If you purchase a timeshare, there’s a high probability at some point during your ownership something will happen which prevents you from going on vacation that year. Unlike a hotel, even if you do not use your timeshare, you’re still responsible for paying all costs associated with it (i.e. maintenance and fees, which we’re about to explore further). When using a hotel, if you don’t go someplace one year, you don’t have to pay a dime to do so.
2. Costs for Upkeep
Whenever you buy timeshare, you will generally be charged yearly or monthly maintenance fees. These fees can vary according to the resort and timeshare purchased, but they generally run between $300 and $1,000+ per year. They can be even more expensive.
Unfortunately, you have to pay these fees regardless of whether or not you have actually used your timeshare each year. For some people, the upkeep costs are equivalent to what they would have spent on staying at a hotel for their vacation. Don’t forget that you’ve already paid a huge upfront fee in order to secure your unit, so this fee is added to the cost of that.
So, you’re paying that upkeep whether or not you travel. Plus you’re limited to traveling to only that one destination where your timeshare is located. Many people regret the decision to buy a timeshare. In fact, some reports indicate that as many as 85% of timeshare owners have regrets.
3. Exchange Fees
If you own a timeshare, then you may get tired of going to the same place every year. While this is easy to do when you stay at hotels, trying to exchange or swap your timeshare with someone else can be difficult and expensive. Most exchange companies that handle these transactions charge a fee, which can range anywhere from $100 per exchange to a percentage of the total price. And, that’s if you are even able to exchange. Often you need to do this months in advance, making last minute changes nearly impossible.
4. Repairs & Assessment Fees
Another aspect to consider is what happens when the property where your timeshare is located needs to be repaired or improved. Due to the fact that you don’t own the actual property, only your unit, the company which owns it can charge you an assessment fee for repair costs anytime they want. You don’t get a vote in the decision.
For most timeshare companies, this fee ranges from flat fees to a percentage of the total repair costs, and it must be paid immediately. For example, if a natural disaster occurred which caused a great deal of damage, then you could be charged thousands of dollars that are due immediately. On the other hand, you’ll never be charged any assessment fees or repair fees if a hotel that you stay at happens to be damaged or needs repairs. Heck, you might even get a refund if you’ve booked a hotel and they have to cancel due to damages.
5. Membership Costs
If you own a timeshare, and belong to a timeshare exchange company, then you are responsible for paying all membership fees. Timeshare exchange companies allow members to rent or exchange their timeshares amongst each other. Some timeshare exchange companies charge as little as $100 annually, but they can also charge significantly more.

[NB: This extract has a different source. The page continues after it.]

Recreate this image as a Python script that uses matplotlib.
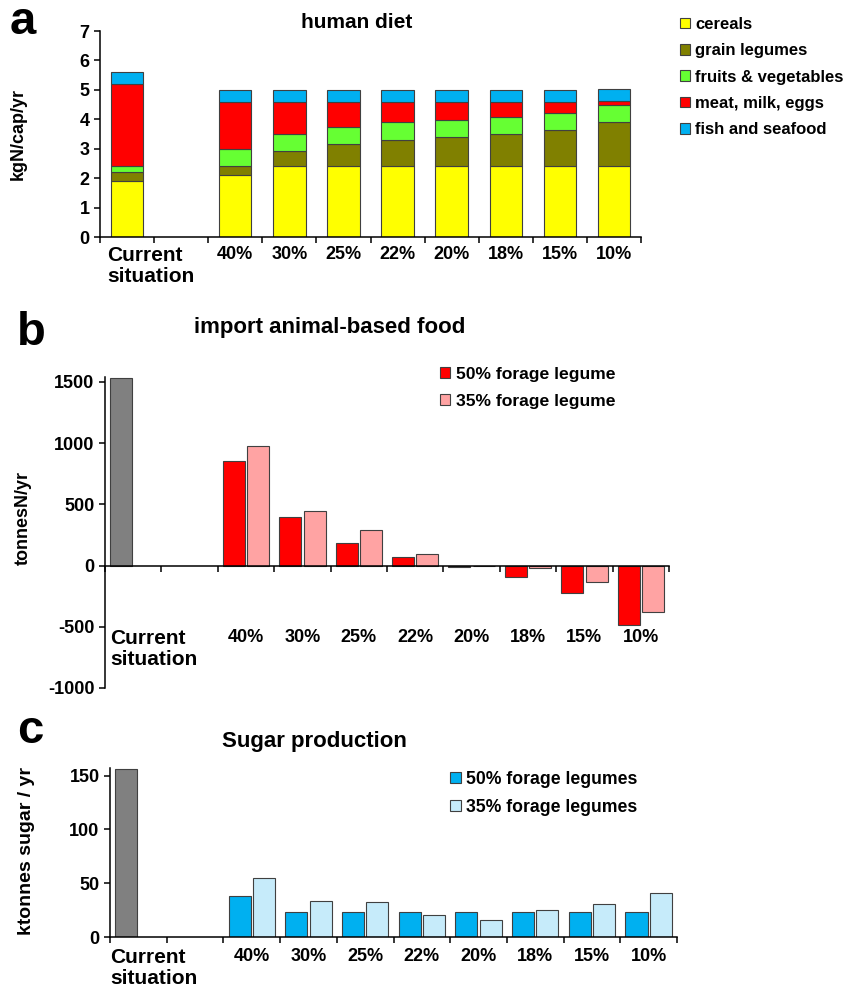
import numpy as np
import matplotlib
matplotlib.use('Agg')
import matplotlib.pyplot as plt
from matplotlib.transforms import blended_transform_factory

plt.rcParams['font.family'] = ['Liberation Sans', 'DejaVu Sans']
plt.rcParams['font.weight'] = 'bold'
plt.rcParams['axes.unicode_minus'] = False

# categories (slot 1 is an empty gap in the original chart)
current_label = 'Current\nsituation'
scenarios = ['40%', '30%', '25%', '22%', '20%', '18%', '15%', '10%']

# a: human diet, kgN/cap/yr (first value = current situation)
diet_names = ['cereals', 'grain legumes', 'fruits & vegetables', 'meat, milk, eggs', 'fish and seafood']
cereals = [1.9, 2.1, 2.4, 2.4, 2.4, 2.4, 2.4, 2.4, 2.4]
grain_legumes = [0.3, 0.3, 0.52, 0.75, 0.9, 1.0, 1.1, 1.24, 1.5]
fruits_veg = [0.2, 0.6, 0.58, 0.6, 0.6, 0.57, 0.59, 0.58, 0.6]
meat_milk_eggs = [2.8, 1.6, 1.1, 0.85, 0.7, 0.63, 0.51, 0.38, 0.12]
fish_seafood = [0.4, 0.4, 0.4, 0.4, 0.4, 0.4, 0.4, 0.4, 0.4]
diet_colors = ['#FFFF00', '#808000', '#66FF33', '#FF0000', '#00B0F0']

# b: import animal-based food, tonnesN/yr
import_current = 1530
import_50 = [855, 395, 188, 71, -10, -93, -223, -485]
import_35 = [978, 444, 292, 95, -3, -16, -131, -381]

# c: sugar production, ktonnes sugar / yr
sugar_current = 156
sugar_50 = [38, 23, 23, 23, 23, 23, 23, 23]
sugar_35 = [55, 33, 32.5, 20, 16, 25.5, 31, 41]

W, H = 858, 990
fig = plt.figure(figsize=(W / 100, H / 100), dpi=100)


def px_axes(left, right, top, bottom):
    return fig.add_axes([left / W, 1 - bottom / H, (right - left) / W, (bottom - top) / H])


def style(ax):
    for s in ['top', 'right']:
        ax.spines[s].set_visible(False)
    for s in ['left', 'bottom']:
        ax.spines[s].set_linewidth(1.1)
    ax.set_xlim(-0.5, 9.5)
    ax.set_xticks([])
    ax.set_xticks(np.arange(-0.5, 10, 1), minor=True)
    ax.tick_params(axis='x', which='minor', direction='out', length=4, width=1.1)
    ax.tick_params(axis='y', direction='out', length=4, width=1.1, labelsize=13)


def xlabels(ax, yfrac, dx):
    tr = blended_transform_factory(ax.transData, ax.transAxes)
    ax.annotate(current_label, xy=(-0.5, yfrac), xycoords=tr, xytext=(dx, 0),
                textcoords='offset points', ha='left', va='top', fontsize=15,
                linespacing=1.1, annotation_clip=False)
    for i, lab in enumerate(scenarios):
        ax.annotate(lab, xy=(i + 2, yfrac), xycoords=tr, ha='center', va='top',
                    fontsize=13, annotation_clip=False)


def legend(ax, x, y, size, spacing=0.68):
    ax.legend(loc='upper left', bbox_to_anchor=(x / W, 1 - y / H), bbox_transform=fig.transFigure,
              frameon=False, fontsize=size, handlelength=0.6, handleheight=0.6,
              handletextpad=0.3, labelspacing=spacing, borderpad=0, borderaxespad=0)


pos = np.array([0] + list(range(2, 10)))
edge = dict(edgecolor='#404040', linewidth=0.8)

# ---- a ----
ax1 = px_axes(100, 641, 31, 237)
style(ax1)
bottom = np.zeros(len(pos))
for vals, name, col in zip([cereals, grain_legumes, fruits_veg, meat_milk_eggs, fish_seafood],
                           diet_names, diet_colors):
    ax1.bar(pos, vals, 0.6, bottom=bottom, color=col, label=name, **edge)
    bottom += np.array(vals)
ax1.set_ylim(0, 7)
ax1.set_yticks(range(8))
ax1.set_ylabel('kgN/cap/yr', fontsize=13, fontweight='bold')
ax1.yaxis.set_label_coords(-0.135, 0.5)
xlabels(ax1, -0.044, 5)
legend(ax1, 680, 17, 12)

# ---- b ----
ax2 = px_axes(105, 669, 377, 688)
style(ax2)
ax2.spines['bottom'].set_position(('data', 0))
off, bw = 0.215, 0.39
ax2.bar([0 - off], [import_current], bw, color='#808080', **edge)
ax2.bar(pos[1:] - off, import_50, bw, color='#FF0000', label='50% forage legume', **edge)
ax2.bar(pos[1:] + off, import_35, bw, color='#FFA3A3', label='35% forage legume', **edge)
ax2.set_ylim(-1000, 1540)
ax2.set_yticks(range(-1000, 1501, 500))
ax2.set_ylabel('tonnesN/yr', fontsize=13, fontweight='bold')
ax2.yaxis.set_label_coords(-0.13, 0.547)
xlabels(ax2, 0.189, 4)
legend(ax2, 440, 367, 12.6)

# ---- c ----
ax3 = px_axes(110, 677, 768, 937)
style(ax3)
ax3.bar([0 - off], [sugar_current], bw, color='#808080', **edge)
ax3.bar(pos[1:] - off, sugar_50, bw, color='#00B0F0', label='50% forage legumes', **edge)
ax3.bar(pos[1:] + off, sugar_35, bw, color='#C6EBFA', label='35% forage legumes', **edge)
ax3.set_ylim(0, 157)
ax3.set_yticks([0, 50, 100, 150])
ax3.set_ylabel('ktonnes sugar / yr', fontsize=14, fontweight='bold')
ax3.yaxis.set_label_coords(-0.132, 0.51)
xlabels(ax3, -0.067, 0)
legend(ax3, 450, 771, 12.7, spacing=0.6)

# titles and panel letters
fig.text(357 / W, 1 - 22 / H, 'human diet', ha='center', va='center', fontsize=15)
fig.text(330 / W, 1 - 327 / H, 'import animal-based food', ha='center', va='center', fontsize=16)
fig.text(314 / W, 1 - 742 / H, 'Sugar production', ha='center', va='center', fontsize=16)
fig.text(10 / W, 1 - 34 / H, 'a', fontsize=34, va='baseline')
fig.text(17 / W, 1 - 345 / H, 'b', fontsize=34, va='baseline')
fig.text(17 / W, 1 - 743 / H, 'c', fontsize=34, va='baseline')

fig.savefig('out.png', dpi=100)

The difference between owning a timeshare and using a hotel is that hotels will never charge you a membership fee. In fact, hotel memberships are usually free and allow the members to earn rewards when they use their hotel rooms.
Even though timeshare salespeople will lead you to believe that owning a timeshare is much less expensive than staying in a hotel, in the long run the fees associated with owning a timeshare are much more significant than what it would cost to stay in a hotel during your vacations. The best way to ensure you’re making an informed decision on whether or not you should purchase a timeshare is by understanding all of the fees and costs that comes with it.
Then it’s up to you to decide whether it is more cost-effective to purchase a timeshare or stay in a hotel. With hotels, all you have to do is pay for the cost of your stay and leave. There is certainly something to be said for that!